Airmic chief executive John Hurrell opened the association’s annual conference in Liverpool by telling more than 900 delegates that risk managers must put their heads above the parapet in order to raise the profile of the discipline

Liverpool acc

Opening Airmic’s annual conference in Liverpool this afternoon, chief executive John Hurrell said the campaign to put risk management and insurance firmly on boardroom agendas has made significant advances in the past 12 months. He called on risk managers, brokers and insurers to put their heads above the parapet, but hailed progress made so far on raising the profile of risk and insurance.

Drawing on findings from several reports that are due to launch at the conference this afternoon, Hurrell urged more than 900 delegates to work together to move risk management up the corporate risk ladder.

He added that there are “two fronts to be fought”: the ‘air war’, where Airmic seeks to influence senior decision makers beyond its membership and the ‘ground war’, where it provides risk managers with the knowledge and resources to gain influence.

Hurrell cited the guidance on risk management from the Financial Reporting Council, which calls on directors to take greater responsibility for risk management. He described the guidance, for which Airmic was consulted, as “the perfect opportunity for risk managers to step up and support their boards”.

Speaking to StrategicRISK, Hurrell said: “Risk managers have to recognise that, in today’s globalised business world, there is timely opportunity for them to put their heads above the parapet and raise the profile of risk. The profile of risk can be improved in two key areas: insurance and risk management.

“First, on insurance: the longstanding soft insurance market has tended to undervalue and commoditise insurance – and insurance is far from being a commodity. Insurance is absolutely an essential piece of financial support for organisations and, the industry – the risk managers, brokers, and insurers – has to raise its game to demonstrate the true value of insurance.

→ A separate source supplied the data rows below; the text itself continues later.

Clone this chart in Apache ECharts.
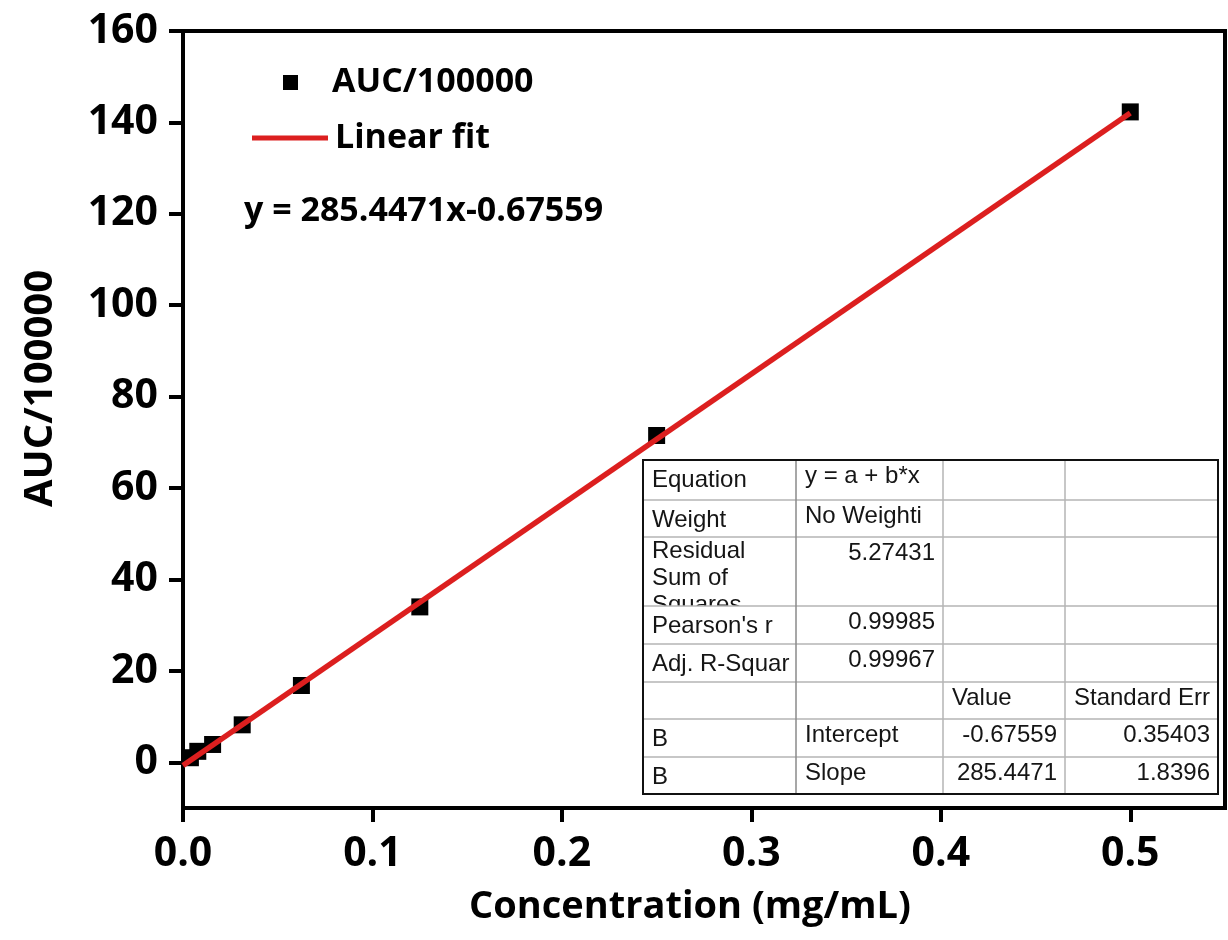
<!DOCTYPE html>
<html>
<head>
<meta charset="utf-8">
<style>
  html, body { margin: 0; padding: 0; background: #fff; }
  #chart { width: 1228px; height: 940px; }
</style>
<script src="https://cdn.jsdelivr.net/npm/echarts@6/dist/echarts.min.js"></script>
</head>
<body>
<div id="chart"></div>
<script>
// measured points (serial dilution)
const concentration = [0.00390625, 0.0078125, 0.015625, 0.03125, 0.0625, 0.125, 0.25, 0.5];
const auc = [1.0, 2.4, 3.9, 8.2, 16.8, 34.0, 71.5, 142.3];

// fitted line end points
const fitX = [0, 0.5];
const fitY = [-0.68, 142.05];

const xTicks = [0, 0.1, 0.2, 0.3, 0.4, 0.5];
const yTicks = [0, 20, 40, 60, 80, 100, 120, 140, 160];

const seriesNames = ['AUC/100000', 'Linear fit'];
const equationText = 'y = 285.4471x-0.67559';

// fit report table
const tableRows = [
  ['Equation', 'y = a + b*x', '', ''],
  ['Weight', 'No Weighti', '', ''],
  ['Residual\nSum of\nSquares', '5.27431', '', ''],
  ["Pearson's r", '0.99985', '', ''],
  ['Adj. R-Squar', '0.99967', '', ''],
  ['', '', 'Value', 'Standard Err'],
  ['B', 'Intercept', '-0.67559', '0.35403'],
  ['B', 'Slope', '285.4471', '1.8396']
];

const FONT = '"Open Sans", "DejaVu Sans", sans-serif';
const TFONT = '"Liberation Sans", Arial, sans-serif';
const RED = '#dc1f1f';

// table layout
const colX = [643, 796, 943, 1065, 1218];
const rowY = [460, 500, 537, 606, 644, 682, 719, 757, 794];

function isNum(s) { return /^-?[0-9.]+$/.test(s); }

function buildTable() {
  const els = [];
  const L = colX[0], R = colX[colX.length - 1], T = rowY[0], B = rowY[rowY.length - 1];
  els.push({ type: 'rect', z: 10, shape: { x: L, y: T, width: R - L, height: B - T }, style: { fill: '#fff' } });
  // cover for the clipped third line of "Residual Sum of Squares"
  els.push({ type: 'rect', z: 12, shape: { x: L, y: rowY[3], width: R - L, height: B - rowY[3] }, style: { fill: '#fff' } });
  for (let i = 1; i < rowY.length - 1; i++) {
    els.push({ type: 'line', z: 13, shape: { x1: L, y1: rowY[i], x2: R, y2: rowY[i] }, style: { stroke: '#b5b5b5', lineWidth: 1.5 } });
  }
  for (let j = 1; j < colX.length - 1; j++) {
    els.push({ type: 'line', z: 13, shape: { x1: colX[j], y1: T, x2: colX[j], y2: B }, style: { stroke: j === 1 ? '#8a8a8a' : '#b5b5b5', lineWidth: 1.5 } });
  }
  els.push({ type: 'rect', z: 14, shape: { x: L, y: T, width: R - L, height: B - T }, style: { fill: 'none', stroke: '#111', lineWidth: 2 } });

  tableRows.forEach((row, r) => {
    row.forEach((txt, c) => {
      if (!txt) return;
      const multi = txt.indexOf('\n') >= 0;
      const num = isNum(txt);
      const x = num ? colX[c + 1] - 8 : colX[c] + 9;
      let y;
      if (multi) y = rowY[r] + 1;
      else if (c === 0) y = rowY[r] + 7;
      else y = rowY[r] + 3;
      const w = colX[c + 1] - colX[c] - 10;
      els.push({
        type: 'text', z: multi ? 11 : 15,
        x: x, y: y,
        style: {
          text: txt, fill: '#151515',
          font: '24px ' + TFONT, lineHeight: 27,
          align: num ? 'right' : 'left', textAlign: num ? 'right' : 'left',
          verticalAlign: 'top', textVerticalAlign: 'top',
          width: w, overflow: 'truncate', ellipsis: ''
        }
      });
    });
  });
  return els;
}

function buildLegend() {
  return [
    { type: 'rect', z: 20, shape: { x: 283, y: 75, width: 15, height: 15 }, style: { fill: '#000' } },
    { type: 'text', z: 20, x: 332, y: 82,
      style: { text: seriesNames[0], font: 'bold 34px ' + FONT, fill: '#000', verticalAlign: 'middle', textVerticalAlign: 'middle' } },
    { type: 'line', z: 20, shape: { x1: 252, y1: 138, x2: 328, y2: 138 }, style: { stroke: RED, lineWidth: 5 } },
    { type: 'text', z: 20, x: 335, y: 138,
      style: { text: seriesNames[1], font: 'bold 34px ' + FONT, fill: '#000', verticalAlign: 'middle', textVerticalAlign: 'middle' } },
    { type: 'text', z: 20, x: 244, y: 211,
      style: { text: equationText, font: 'bold 34px ' + FONT, fill: '#000', verticalAlign: 'middle', textVerticalAlign: 'middle' } }
  ];
}

const chart = echarts.init(document.getElementById('chart'), null, { renderer: 'canvas' });

const option = {
  backgroundColor: '#fff',
  animation: false,
  grid: {
    left: 183, right: 3, top: 31, bottom: 132,
    show: true, borderColor: '#000', borderWidth: 4, backgroundColor: 'transparent'
  },
  xAxis: {
    type: 'value', min: 0, max: 0.55,
    name: 'Concentration (mg/mL)', nameLocation: 'middle', nameGap: 80,
    nameTextStyle: { fontFamily: FONT, fontSize: 38, fontWeight: 'bold', color: '#000', padding: [0, 28, 0, 0] },
    axisLine: { onZero: false, lineStyle: { color: '#000', width: 4 } },
    axisTick: { show: true, length: 14, customValues: xTicks, lineStyle: { color: '#000', width: 4 } },
    axisLabel: {
      customValues: xTicks, margin: 26,
      fontFamily: FONT, fontSize: 41, fontWeight: 'bold', color: '#000',
      formatter: v => v.toFixed(1)
    },
    splitLine: { show: false }
  },
  yAxis: {
    type: 'value', min: -10, max: 160,
    name: 'AUC/100000', nameLocation: 'middle', nameGap: 122, nameRotate: 90,
    nameTextStyle: { fontFamily: FONT, fontSize: 40, fontWeight: 'bold', color: '#000', padding: [0, 0, 0, 62] },
    axisLine: { onZero: false, lineStyle: { color: '#000', width: 4 } },
    axisTick: { show: true, length: 14, customValues: yTicks, lineStyle: { color: '#000', width: 4 } },
    axisLabel: {
      customValues: yTicks, margin: 25,
      fontFamily: FONT, fontSize: 41, fontWeight: 'bold', color: '#000'
    },
    splitLine: { show: false }
  },
  graphic: buildLegend().concat(buildTable()),
  series: [
    {
      name: seriesNames[0], type: 'scatter',
      symbol: 'rect', symbolSize: 17,
      itemStyle: { color: '#000', opacity: 1 },
      data: concentration.map((x, i) => [x, auc[i]]),
      z: 3
    },
    {
      name: seriesNames[1], type: 'line',
      symbol: 'none', showSymbol: false,
      lineStyle: { color: RED, width: 5.5 },
      data: fitX.map((x, i) => [x, fitY[i]]),
      z: 4
    }
  ]
};

chart.setOption(option);
</script>
</body>
</html>
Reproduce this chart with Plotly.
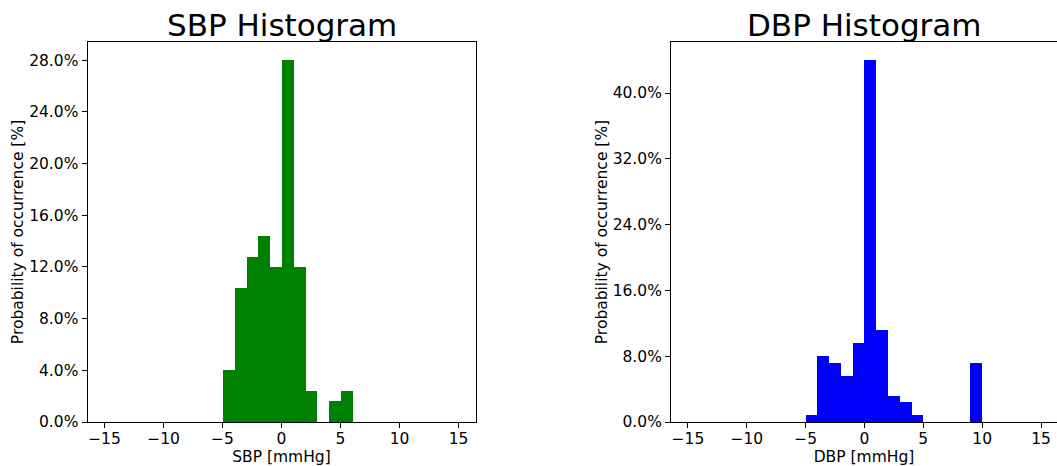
import plotly.graph_objects as go

# Histogram bins (left edges, width 1 mmHg) and their share of all samples in %
sbp_edges = [-5, -4, -3, -2, -1, 0, 1, 2, 3, 4, 5]
sbp_pct = [4.0, 10.4, 12.8, 14.4, 12.0, 28.0, 12.0, 2.4, 0.0, 1.6, 2.4]

dbp_edges = [-5, -4, -3, -2, -1, 0, 1, 2, 3, 4, 5, 6, 7, 8, 9]
dbp_pct = [0.8, 8.0, 7.2, 5.6, 9.6, 44.0, 11.2, 3.2, 2.4, 0.8, 0.0, 0.0, 0.0, 0.0, 7.2]

x_ticks = [-15, -10, -5, 0, 5, 10, 15]
x_ticktext = ["\u221215", "\u221210", "\u22125", "0", "5", "10", "15"]
sbp_yticks = [0, 4, 8, 12, 16, 20, 24, 28]
dbp_yticks = [0, 8, 16, 24, 32, 40]

W, H = 1057, 466
FONT = "DejaVu Sans"


def px_x(p):
    return p / W


def px_y(p):
    return 1 - p / H


fig = go.Figure()
fig.add_trace(go.Bar(x=sbp_edges, y=sbp_pct, width=1, offset=0,
                     marker=dict(color="green", line=dict(width=0)),
                     xaxis="x", yaxis="y"))
fig.add_trace(go.Bar(x=dbp_edges, y=dbp_pct, width=1, offset=0,
                     marker=dict(color="blue", line=dict(width=0)),
                     xaxis="x2", yaxis="y2"))

tick_font = dict(family=FONT, size=15.5, color="black")
common_x = dict(range=[-16.44, 16.44], tickvals=x_ticks, ticktext=x_ticktext,
                ticks="outside", ticklen=5, tickwidth=1, tickcolor="black",
                ticklabelstandoff=-3,
                showgrid=False, zeroline=False, showline=True, linecolor="black",
                linewidth=1, tickfont=tick_font, automargin=False)
common_y = dict(ticks="outside", ticklen=5, tickwidth=1, tickcolor="black",
                showgrid=False, zeroline=False, showline=True, linecolor="black",
                linewidth=1, tickfont=tick_font, automargin=False)

ydom = [px_y(422), px_y(42)]
label_font = dict(family=FONT, size=15.5, color="black")

fig.update_layout(
    width=W, height=H,
    margin=dict(l=0, r=0, t=0, b=0),
    paper_bgcolor="white", plot_bgcolor="white",
    showlegend=False, bargap=0,
    font=dict(family=FONT, color="black"),
    xaxis=dict(domain=[px_x(87.5), px_x(475.5)], anchor="y", mirror=True,
               title=dict(text="SBP [mmHg]", font=label_font, standoff=4),
               **common_x),
    yaxis=dict(domain=ydom, anchor="x", range=[0, 29.4], mirror=True,
               tickvals=sbp_yticks, ticktext=[f"{v:.1f}%" for v in sbp_yticks],
               title=dict(text="Probability of occurrence [%]", font=label_font, standoff=1),
               **common_y),
    xaxis2=dict(domain=[px_x(671), 1.0], anchor="y2", mirror=True,
                title=dict(text="DBP [mmHg]", font=label_font, standoff=4),
                **{**common_x, "range": [-16.44, 16.36]}),
    yaxis2=dict(domain=ydom, anchor="x2", range=[0, 46.2], mirror=False,
                tickvals=dbp_yticks, ticktext=[f"{v:.1f}%" for v in dbp_yticks],
                title=dict(text="Probability of occurrence [%]", font=label_font, standoff=1),
                **common_y),
    annotations=[
        dict(text="SBP Histogram", x=px_x(281.5), y=px_y(25), xref="paper", yref="paper",
             xanchor="center", yanchor="middle", showarrow=False,
             font=dict(family=FONT, size=31, color="black")),
        dict(text="DBP Histogram", x=px_x(864), y=px_y(25), xref="paper", yref="paper",
             xanchor="center", yanchor="middle", showarrow=False,
             font=dict(family=FONT, size=31, color="black")),
    ],
)

fig.write_html("out.html")
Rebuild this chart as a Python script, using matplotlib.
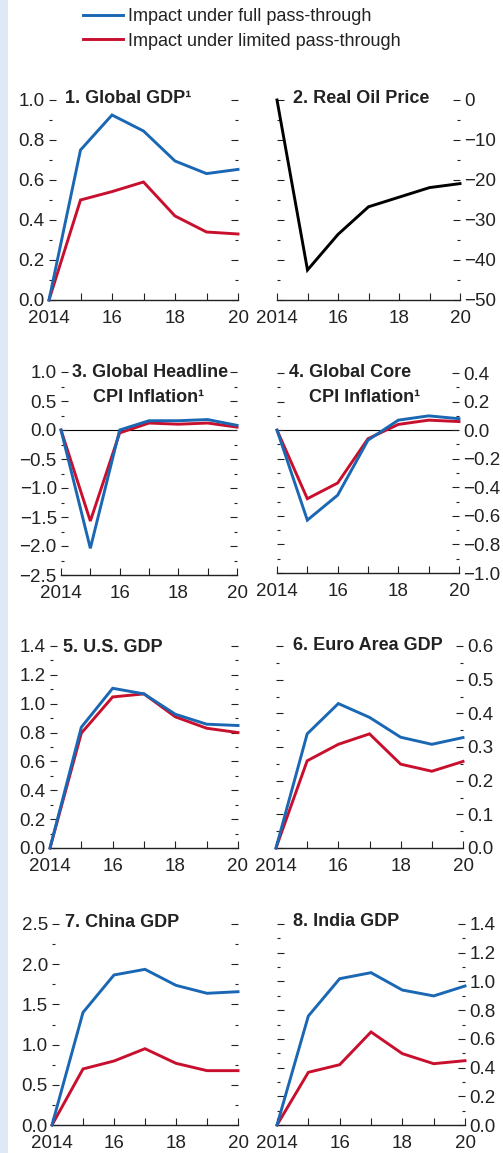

“One of the deliverables at the conference will be a joint paper on the materiality of insurance that Airmic is publishing with PwC.

“Second, on risk management: raising the profi le of risk is the subject of a joint report by Airmic and Tomorrow’s Company as well as a related report unveiled today that provides a practical road map for risk managers on how to achieve resilience and support their boards.

“Business models are evolving rapidly and more than ever before, boards need to understand the complex interconnectivity of global risks.

“However, the problem within most organisations is that departments operate in silos: treasury does not spend enough time speaking to legal, which does not spend a lot of time talking to HR about all those interconnected risks.

“Frankly, when a business crisis occurs, it is always the board that carries the blame.

“That is why Airmic is calling for senior executive risk leaders who are not risk owners but who can act as a catalyst to bring all of those business functions together into a cohesive risk assessment for the board’s consideration.”

Connecting the dots

Hurrell then moved on to reveal plans of a new report that the association will publish next year. The report aims to “connect the dots” and identify the factors that lead to successful risk management.

Hurrell said: “We asked ourselves what connects all of the bad [things] that happened in the case studies in Roads to ruin with all the good things of Roads to resilience and the recently published Tomorrow’s risk leadership. The connecting piece is people – behaviour and culture.

“This does not only concern the people employed within the business but the extended supply chain of contractors.

“[Airmic is] going to conduct research to identify the drivers that lead to effective risk management based on how people are being managed. [The association] will look at connecting HR departments and the finance function with risk units. The report will touch on ethics, staff retention and business performance.

“The next two or three steps will be to finalise the scope of the report, what we want the product at the end to inform on, who will be our research partner and who will be our commercial partners.”

Airmic aims to publish this report at its annual conference next year in Harrogate.

Concluding his speech, Hurrell said that Airmic, its members and the wider market really can and are contributing to progress. “This is a tremendous time for our profession…Between us all we will continue to make a difference – and that’s a promise.”